While he was taking some aspirin for sore fingers the other day, he announced a big calculation. I’ve known Brian for 25 years. We watch other things, besides football, so we average a couple of hours a night on the couch. Seven days weeks. Fifty-two weeks a year, for those 25 years. My God, he’s got two years spent massaging those feet. No wonder his fingers hurt. No wonder I can bounce around the loft like a ballerina. The football season has just started. Brian is already talking about a contract rewrite.

For the occasional afternoon game when Brian wants some chips and dips — when his fingers get their contractually-mandated hourly five minute break — he’d like to nosh on something familiar yet different. Brian loves onion dip, and I’ve already posted a great one using those ingredients stuck on the back of your shelf: https://cookingbythebook.com//blog/recipes/simple-shelf-onion-dip/

Here’s an alternative onion dip that takes some roasting time but has very fragrant benefits. Joyce O’Neill, Suzen’s Executive Chef at Cooking by the Book, uses roasted garlic, onions and shallots to produce a deeply “oniony” dip that has a rich, real flavor. And that flavor is never boringly constant because of the natural variations in the ingredients. The dip is never quite the same, which we both like.

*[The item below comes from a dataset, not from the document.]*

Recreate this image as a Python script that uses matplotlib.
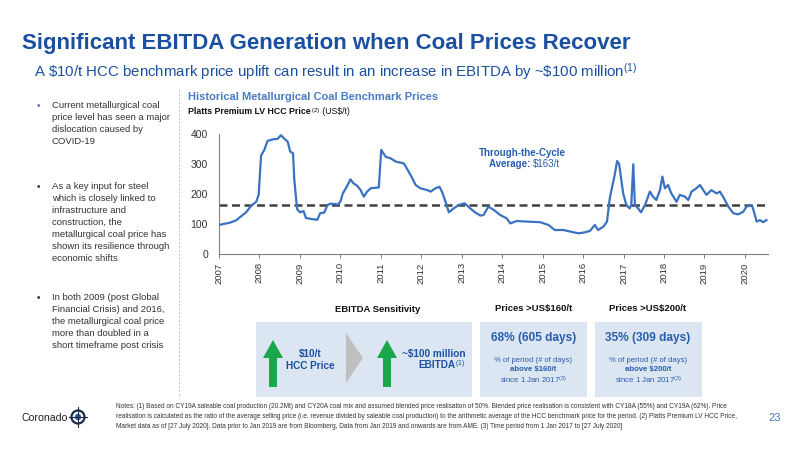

That really good onion dip made with onion soup mix? It’s lovely, and I wouldn’t turn my chip away. But its soooo uniform that it has the “wow” factor of corn flakes. Plus the salt and other preservatives do contribute some flavor elements that Joyce has eliminated.

You’re free to adjust the amount of each ingredient. So you can hold back on, say, the sour cream, and add just the right amount.

Go grab some onions. Get some chips. Create some flavor. Flash your husband your feet.
Joyce’s Real Onion Dip

Yield: serves 6


  • 2 heads of garlic
  • 2 medium onions
  • 2 shallots
  • Olive oil
  • 1 package cream cheese [4 to 6 ounces depending on your taste]
  • 1 cup sour cream


Roast the garlic heads in foil at 400°F for 1 hour.

Skin and slice the onions and shallots. Put on a half sheet pan covered with foil. Sprinkle with olive oil and roast at 350°F for 40 minutes.

Allow the roasted garlic and roasted onions to cool to room temperature. Put into the bowl of a food processor. Add half the cream cheese and half the sour cream. Process until smooth. Taste test and add additional cream cheese and sour cream to achieve the consistency and flavor you desire.